### Description of the task
Please write out the lines of the data exactly, beginning with the first and ending with the line containing "import plotly.graph_objects as go"; leave the pictures behind.

╭──

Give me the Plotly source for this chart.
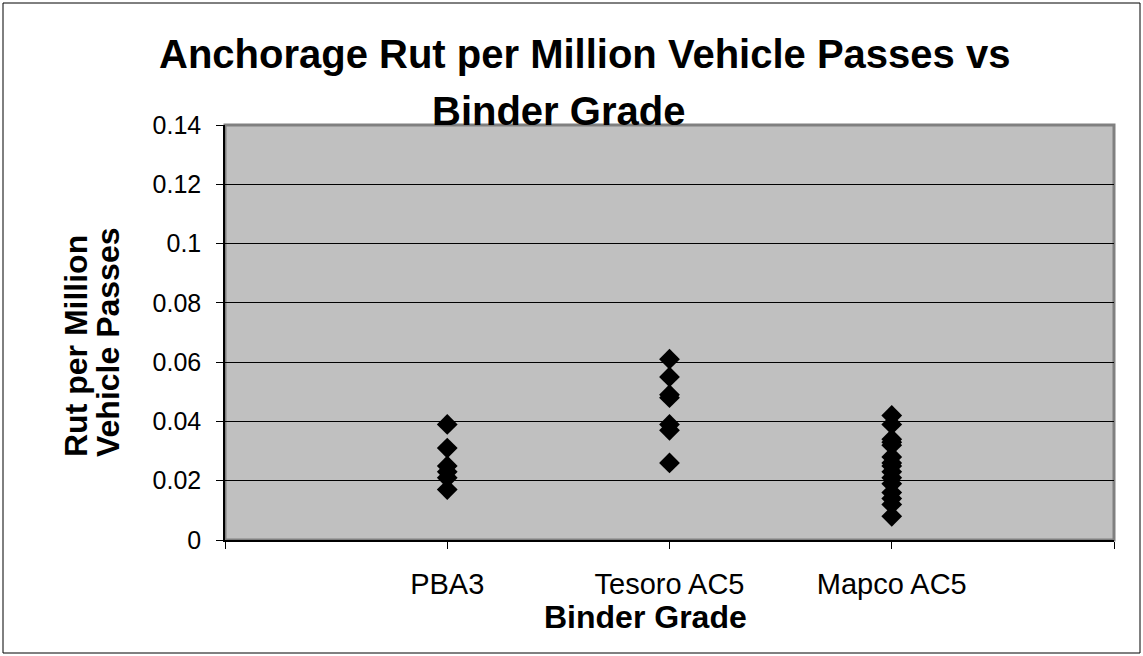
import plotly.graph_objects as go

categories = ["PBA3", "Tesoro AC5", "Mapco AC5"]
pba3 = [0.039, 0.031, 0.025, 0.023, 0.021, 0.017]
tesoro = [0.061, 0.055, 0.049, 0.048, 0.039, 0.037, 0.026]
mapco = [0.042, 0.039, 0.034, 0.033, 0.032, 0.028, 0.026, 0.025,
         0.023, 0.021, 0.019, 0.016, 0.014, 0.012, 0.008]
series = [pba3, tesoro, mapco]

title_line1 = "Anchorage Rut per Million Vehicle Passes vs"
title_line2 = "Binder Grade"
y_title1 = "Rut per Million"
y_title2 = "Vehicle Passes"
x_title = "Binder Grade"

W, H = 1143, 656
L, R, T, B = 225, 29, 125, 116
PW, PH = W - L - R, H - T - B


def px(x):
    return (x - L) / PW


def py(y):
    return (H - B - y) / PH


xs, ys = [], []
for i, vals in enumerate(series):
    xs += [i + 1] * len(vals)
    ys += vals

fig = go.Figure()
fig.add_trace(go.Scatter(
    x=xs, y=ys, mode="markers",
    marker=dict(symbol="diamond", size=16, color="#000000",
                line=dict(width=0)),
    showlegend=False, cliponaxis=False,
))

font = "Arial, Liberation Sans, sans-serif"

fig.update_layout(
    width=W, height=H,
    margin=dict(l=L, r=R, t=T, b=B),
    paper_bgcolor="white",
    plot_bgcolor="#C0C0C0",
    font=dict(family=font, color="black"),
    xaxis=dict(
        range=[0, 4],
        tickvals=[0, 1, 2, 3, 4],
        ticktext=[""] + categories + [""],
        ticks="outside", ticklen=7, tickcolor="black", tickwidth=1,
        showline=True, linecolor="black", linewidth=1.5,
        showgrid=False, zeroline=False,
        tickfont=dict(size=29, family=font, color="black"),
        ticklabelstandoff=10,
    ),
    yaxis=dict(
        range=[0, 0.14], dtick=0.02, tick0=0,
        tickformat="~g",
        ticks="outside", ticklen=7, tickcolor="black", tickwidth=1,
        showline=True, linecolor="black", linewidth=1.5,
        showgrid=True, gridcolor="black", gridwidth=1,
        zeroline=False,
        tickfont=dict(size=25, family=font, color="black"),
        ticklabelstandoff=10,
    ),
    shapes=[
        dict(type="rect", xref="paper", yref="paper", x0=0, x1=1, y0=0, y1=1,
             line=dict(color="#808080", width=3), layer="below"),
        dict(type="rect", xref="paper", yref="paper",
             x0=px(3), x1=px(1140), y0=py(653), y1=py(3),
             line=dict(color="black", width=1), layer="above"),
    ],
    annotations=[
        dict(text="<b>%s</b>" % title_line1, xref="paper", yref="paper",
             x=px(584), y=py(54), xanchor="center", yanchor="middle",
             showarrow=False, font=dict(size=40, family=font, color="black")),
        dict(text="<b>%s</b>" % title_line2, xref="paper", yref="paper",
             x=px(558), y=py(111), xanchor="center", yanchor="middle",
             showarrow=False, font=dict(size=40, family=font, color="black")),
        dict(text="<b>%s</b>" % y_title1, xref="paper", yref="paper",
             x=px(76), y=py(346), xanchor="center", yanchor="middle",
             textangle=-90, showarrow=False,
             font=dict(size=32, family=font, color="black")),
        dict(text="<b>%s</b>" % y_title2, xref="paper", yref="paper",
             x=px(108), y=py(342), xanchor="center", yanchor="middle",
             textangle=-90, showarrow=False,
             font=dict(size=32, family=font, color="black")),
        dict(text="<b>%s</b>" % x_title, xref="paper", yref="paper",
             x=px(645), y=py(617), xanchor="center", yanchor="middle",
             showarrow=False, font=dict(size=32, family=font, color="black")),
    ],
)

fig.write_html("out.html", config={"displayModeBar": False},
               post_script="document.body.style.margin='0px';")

╰──

### Reply to the task
Give me the Plotly source for this chart.
import plotly.graph_objects as go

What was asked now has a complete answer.